How to programatically do real-time monitoring of actor/task resource usage (heap memory/obj store memory/cpu)?

  • High: It blocks me to complete my task.

I want to be able to see how much memory/cpu a given actor/task is currently using (and possibly log this data/do certain application/scheduling decisions based on it). I would also like to programatically track shared obj store usage. Is there a python API for this?

cc: @sangcho @rickyyx @ericl

btw, can someone move this post under “Monitoring and Debugging” category?

@dirtyValera
Unfortunately, we currently don’t support cpu/memory usage per actor/task, but this is something we are looking into. One of the blockers is the cardinality of such data given the number of tasks/actor could be rather large in Ray.

I would also like to programatically track shared obj store usage. Is there a python API for this?

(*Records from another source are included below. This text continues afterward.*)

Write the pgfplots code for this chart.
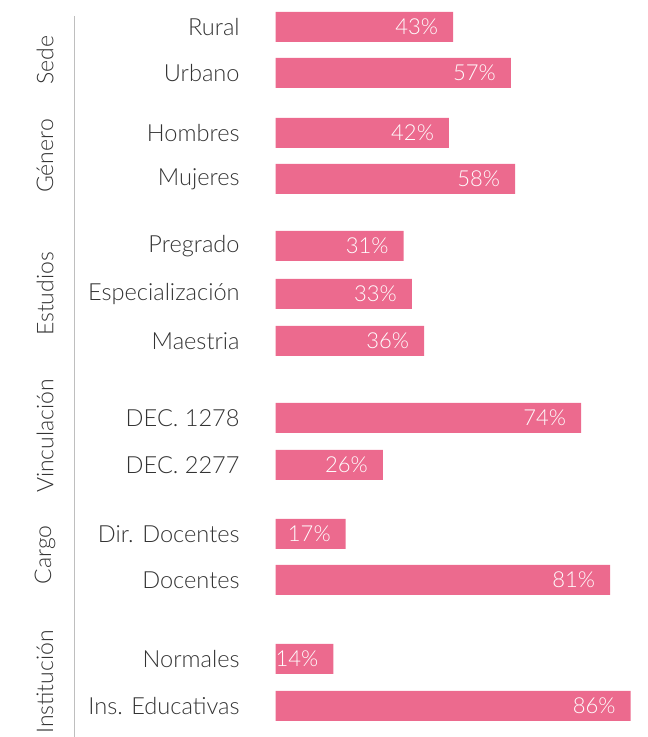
\documentclass[border=0pt]{standalone}
\usepackage{pgfplots}
\pgfplotsset{compat=1.18}
\usepackage{fontspec}
\setmainfont{Lato Light}
\definecolor{barpink}{RGB}{236,106,142}
\definecolor{txt}{RGB}{51,51,51}
\definecolor{rule}{RGB}{190,190,190}
\begin{document}
\begin{tikzpicture}
\begin{axis}[
  name=ax,
  scale only axis,
  width=323.5pt, height=368.5pt,
  xmin=-66.71, xmax=89.95,
  ymin=-737, ymax=0,
  xbar, bar width=15pt,
  axis line style={draw=none},
  xtick=\empty,
  ytick={-27,-73,-133,-179,-246,-294,-341,-418,-465,-534,-580,-659,-706},
  yticklabels={Rural,Urbano,Hombres,Mujeres,Pregrado,Especialización,Maestria,DEC. 1278,DEC. 2277,Dir. Docentes,Docentes,Normales,Ins. Educativas},
  ytick style={draw=none},
  major tick length=0pt,
  yticklabel style={anchor=east, inner sep=0pt, xshift=120pt, font=\fontsize{11.8}{14}\selectfont, text=txt},
  clip=false,
  /pgf/number format/assume math mode=true,
  nodes near coords={\pgfmathprintnumber{\pgfplotspointmeta}\%},
  nodes near coords style={anchor=east, xshift=-4pt, text=white, font=\fontsize{11}{13}\selectfont},
  point meta=x,
]
\addplot[fill=barpink, draw=none] coordinates {
  (43,-27) (57,-73) (42,-133) (58,-179)
  (31,-246) (33,-294) (36,-341)
  (74,-418) (26,-465) (17,-534) (81,-580)
  (14,-659) (86,-706)
};
\draw[rule, line width=0.6pt] (axis cs:-48.67,-16) -- (axis cs:-48.67,-737);
\begin{scope}[every node/.style={rotate=90, text=txt, font=\fontsize{11.5}{14}\selectfont, inner sep=0pt}]
\node at (axis cs:-55.81,-60) {Sede};
\node at (axis cs:-55.81,-156) {Género};
\node at (axis cs:-55.81,-294) {Estudios};
\node at (axis cs:-55.81,-436) {Vinculación};
\node at (axis cs:-55.81,-555) {Cargo};
\node at (axis cs:-55.81,-682) {Institución};
\end{scope}
\end{axis}
\pgfresetboundingbox
\path[use as bounding box] (ax.south west) rectangle (ax.north east);
\end{tikzpicture}
\end{document}
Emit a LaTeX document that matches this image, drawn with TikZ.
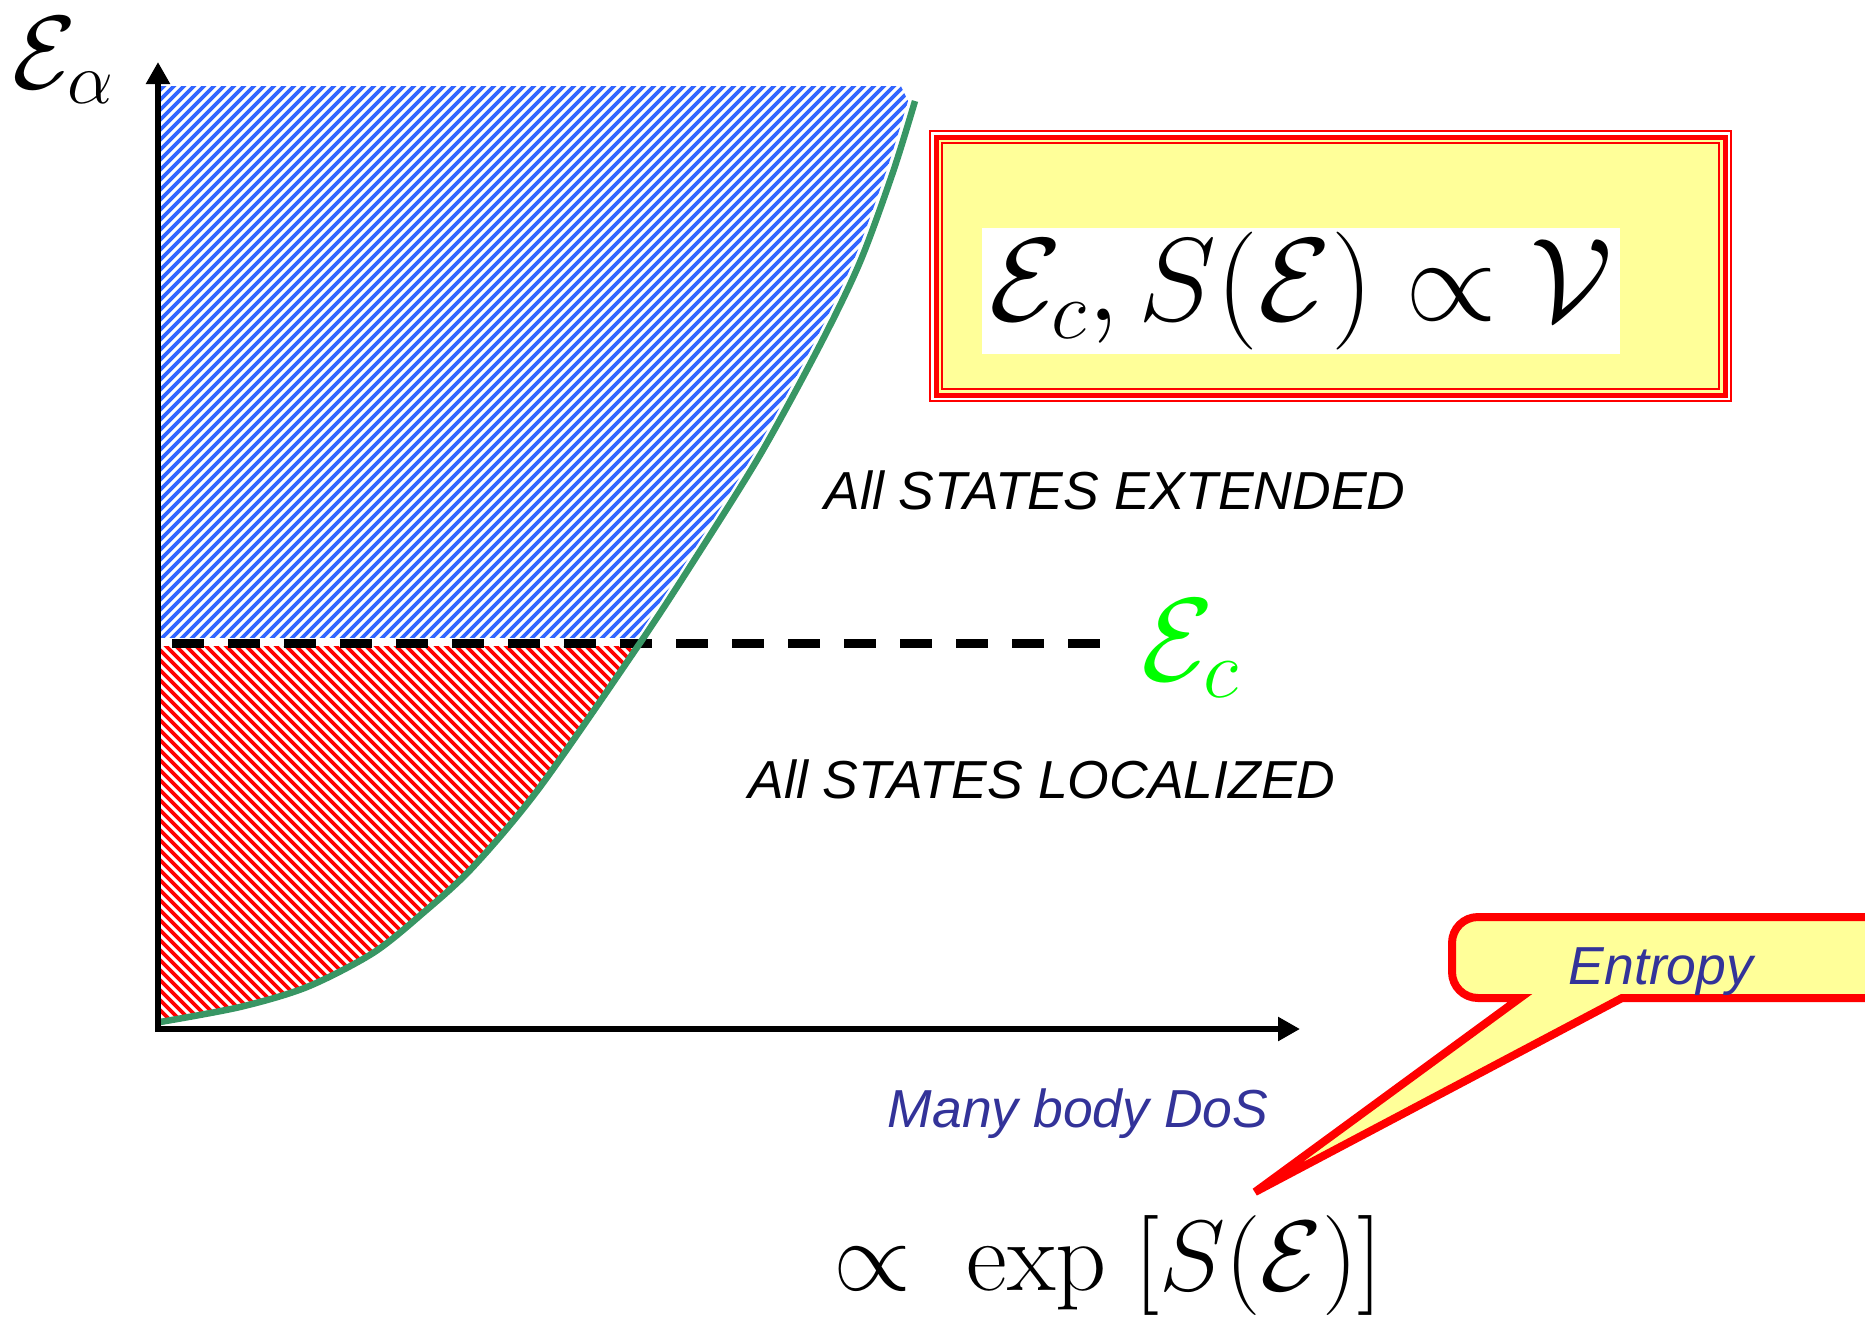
\RequirePackage{fix-cm}
\documentclass[tikz,border=0pt]{standalone}
\usepackage{fontspec}
\newfontfamily\arialfont{Liberation Sans}
\usetikzlibrary{arrows.meta}
\definecolor{dosgreen}{RGB}{56,150,100}
\definecolor{hatchblue}{RGB}{51,102,255}
\definecolor{notegold}{RGB}{255,255,153}
\definecolor{labelblue}{RGB}{51,51,153}
% many body density of states, E as a function of the DoS
\newcommand{\dosline}{plot[smooth] coordinates {(160,1022) (240,1007) (307,987) (373,953) (423,913) (473,867) (540,787) (640,643) (693,562) (760,455) (820,345) (860,262) (893,172) (915,101)}}

\begin{document}
\begin{tikzpicture}[
    x=1pt, y=-1pt,
    axis/.style={line width=6pt, -{Triangle[length=22pt, width=23pt]}},
    doscurve/.style={draw=dosgreen, line width=6.5pt},
    critline/.style={line width=9pt, dash pattern=on 32pt off 24pt},
    bluehatch/.style={draw=hatchblue, line width=3.6pt},
    redhatch/.style={draw=red, line width=3.6pt},
    phase/.style={font=\arialfont\itshape\fontsize{53.5}{60}\selectfont, anchor=base, inner sep=0pt},
    note/.style={phase, text=labelblue},
    mathbig/.style={inner sep=0pt, font=\fontsize{#1}{#1}\selectfont},
    callout/.style={draw=red, line width=8pt, fill=notegold},
]
\useasboundingbox (0,0) rectangle (1865,1318);

% extended states
\begin{scope}
  \clip (161,86) rectangle (1000,637);
  \clip[xshift=-7pt] \dosline -- (905,80) -- (150,80) -- (150,1030) -- cycle;
  \foreach \k in {0,...,140}
    \draw[bluehatch] (-450+10*\k,640) -- (150+10*\k,40);
\end{scope}

% localized states
\begin{scope}
  \clip (161,646) rectangle (700,1030);
  \clip \dosline -- (905,80) -- (150,80) -- (150,1030) -- cycle;
  \foreach \k in {0,...,95}
    \draw[redhatch] (-300+10*\k,640) -- (100+10*\k,1040);
\end{scope}

\coordinate (o) at (158,1029);
\coordinate (etop) at (158,62);
\coordinate (xend) at (1300,1029);
\coordinate (ecstart) at (172,643);
\coordinate (ecend) at (1104,643);

\draw[critline] (ecstart) -- (ecend);
\draw[doscurve] \dosline;
\draw[axis, shorten <=-3pt] (o) -- (etop);
\draw[axis, shorten <=-3pt] (o) -- (xend);

\node[mathbig=104, anchor=base west] (ealpha) at (12,88) {$\mathcal{E}_\alpha$};
\node[mathbig=118, anchor=base west, text=green] (ec) at (1141,680) {$\mathcal{E}_c$};

\node[phase] (ext) at (1115,509) {All STATES EXTENDED};
\node[phase] (loc) at (1042,798) {All STATES LOCALIZED};
\node[note] (dos) at (1078,1127) {Many body DoS};

% scaling box
\draw[red, line width=2pt] (930,131) rectangle (1731,401);
\draw[red, line width=5pt, fill=notegold] (936,137) rectangle (1725,395);
\draw[red, line width=2.5pt] (942,143) rectangle (1719,389);
\node[mathbig=118, fill=white, minimum width=638pt, minimum height=126pt] (scaling) at (1301,291)
  {$\mathcal{E}_c, S(\mathcal{E}) \propto \mathcal{V}$};

% entropy callout
\coordinate (tip) at (1255,1192);
\draw[callout] (tip) -- (1520,998) [rounded corners=26pt] -- (1452,998) -- (1452,917)
  -- (1910,917) -- (1910,998) [sharp corners] -- (1622,998) -- cycle;
\node[note] (entropy) at (1661,984) {Entropy};

\node[mathbig=100, anchor=base] (dosform) at (1108,1290) {$\propto\;\exp\;[S(\mathcal{E})]$};
\end{tikzpicture}
\end{document}
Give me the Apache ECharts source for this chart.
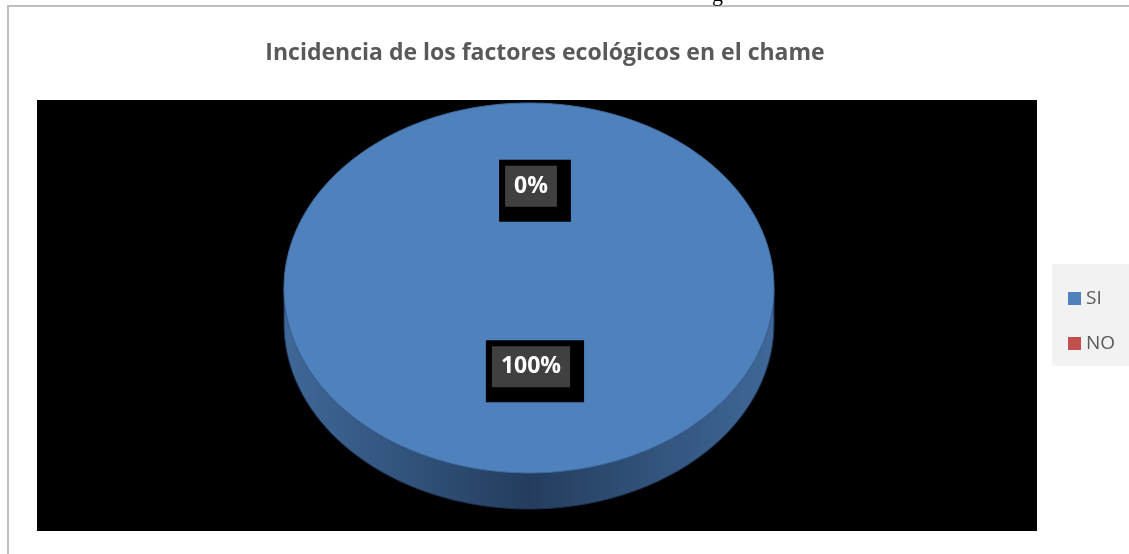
<!DOCTYPE html>
<html>
<head>
<meta charset="utf-8">
<script src="https://cdn.jsdelivr.net/npm/echarts@6/dist/echarts.min.js"></script>
<style>
  html, body { margin: 0; padding: 0; background: #fff; }
  #main { width: 1129px; height: 554px; }
</style>
</head>
<body>
<div id="main"></div>
<script>
// datos del grafico
var categories = ['SI', 'NO'];
var values = [100, 0];
var colors = ['#4F81BD', '#C0504D'];

var total = 0;
for (var i = 0; i < values.length; i++) total += values[i];

// geometria del pastel "3D" (elipse)
var cx = 529, cy = 288, rx = 245, ry = 185, depth = 36;

function pt(t, dy) {
    return [cx + rx * Math.sin(t), cy - ry * Math.cos(t) + (dy || 0)];
}

function sliceAngles(idx) {
    var acc = 0;
    for (var i = 0; i < idx; i++) acc += values[i];
    var a0 = acc / total * Math.PI * 2;
    var a1 = (acc + values[idx]) / total * Math.PI * 2;
    return [a0, a1];
}

function renderSlice(params, api) {
    var idx = params.seriesIndex;
    var ang = sliceAngles(idx);
    var a0 = ang[0], a1 = ang[1];
    var color = api.visual('color');
    var children = [];
    var steps = 160;

    // cara lateral (solo la parte de enfrente)
    var s = Math.max(a0, Math.PI / 2), e = Math.min(a1, Math.PI * 1.5);
    if (e > s) {
        var side = [];
        for (var k = 0; k <= steps; k++) side.push(pt(s + (e - s) * k / steps, 0));
        for (var k = steps; k >= 0; k--) side.push(pt(s + (e - s) * k / steps, depth));
        children.push({
            type: 'polygon',
            shape: { points: side },
            style: {
                fill: new echarts.graphic.LinearGradient(0, 0, 1, 0, [
                    { offset: 0, color: '#3f6898' },
                    { offset: 0.5, color: '#243d5e' },
                    { offset: 1, color: '#3f6898' }
                ]),
                stroke: '#1c3050',
                lineWidth: 1
            }
        });
    }

    // cara superior
    if (a1 > a0) {
        var top = [];
        var full = (a1 - a0) >= Math.PI * 2 - 1e-6;
        if (!full) top.push([cx, cy]);
        for (var k = 0; k <= steps * 2; k++) top.push(pt(a0 + (a1 - a0) * k / (steps * 2), 0));
        children.push({
            type: 'polygon',
            shape: { points: top },
            style: { fill: color, stroke: '#3d6a9e', lineWidth: 1 }
        });
    }

    // etiqueta de porcentaje
    var mid = (a0 + a1) / 2;
    var pct = Math.round(values[idx] / total * 100) + '%';
    children.push({
        type: 'text',
        x: cx + 6 + 0.49 * rx * Math.sin(mid),
        y: cy - 7 - 0.488 * ry * Math.cos(mid),
        z2: 10,
        style: {
            text: '{a|' + pct + '}',
            align: 'center',
            verticalAlign: 'middle',
            backgroundColor: '#000',
            padding: [6, 14, 15, 6],
            rich: {
                a: {
                    fill: '#fff',
                    fontSize: 23,
                    fontWeight: 'bold',
                    fontFamily: 'Open Sans',
                    backgroundColor: '#404040',
                    padding: [0, 9, 0, 9],
                    height: 41,
                    lineHeight: 41
                }
            }
        }
    });

    return { type: 'group', children: children };
}

var series = [];
for (var i = 0; i < categories.length; i++) {
    series.push({
        type: 'custom',
        name: categories[i],
        coordinateSystem: 'none',
        data: [[values[i]]],
        renderItem: renderSlice,
        z: i === 0 ? 2 : 3
    });
}

var myChart = echarts.init(document.getElementById('main'));
myChart.setOption({
    animation: false,
    backgroundColor: '#fff',
    color: colors,
    title: {
        text: 'Incidencia de los factores ecológicos en el chame',
        left: 540,
        textAlign: 'center',
        top: 37,
        textStyle: {
            color: '#595959',
            fontSize: 23,
            fontWeight: 'bold',
            fontFamily: 'Open Sans'
        }
    },
    legend: {
        orient: 'vertical',
        left: 1063,
        top: 284,
        icon: 'rect',
        itemWidth: 13,
        itemHeight: 13,
        itemGap: 26,
        data: categories,
        textStyle: { color: '#595959', fontSize: 19, fontFamily: 'Open Sans' }
    },
    graphic: [
        {
            type: 'rect', z: -10, silent: true,
            shape: { x: 8, y: 6, width: 1140, height: 600 },
            style: { fill: 'none', stroke: '#bfbfbf', lineWidth: 2 }
        },
        {
            type: 'rect', z: -9, silent: true,
            shape: { x: 37, y: 100, width: 1000, height: 431 },
            style: { fill: '#000' }
        },
        {
            type: 'rect', z: -9, silent: true,
            shape: { x: 1052, y: 264, width: 77, height: 102 },
            style: { fill: '#f2f2f2' }
        },
        {
            type: 'text', z: -9, silent: true,
            x: 712, y: -16,
            style: { text: 'g', fontSize: 22, fontFamily: 'Liberation Serif', fill: '#000' }
        }
    ],
    series: series
});
</script>
</body>
</html>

AFAIK, you could probably do the below (kind of hacky unfortunately):

  • For a cluster level resource usage, you could probably parse the obj store usage from autoscaler’s status. See example query usage from ray status here
  • Or if you have prometheus set up, you could also scrape the ray_object_store_memory programmatically metric

If you could share a bit more on your usecase, that would be great. We are actively working on the resources observability in the coming releases so knowing the usecases would help us prioritize

1 Like

Also this is the documentation regarding how to setup prometheus metrics! Metrics — Ray 3.0.0.dev0.

We recommend you to use Ray 2.1+ to use this feature.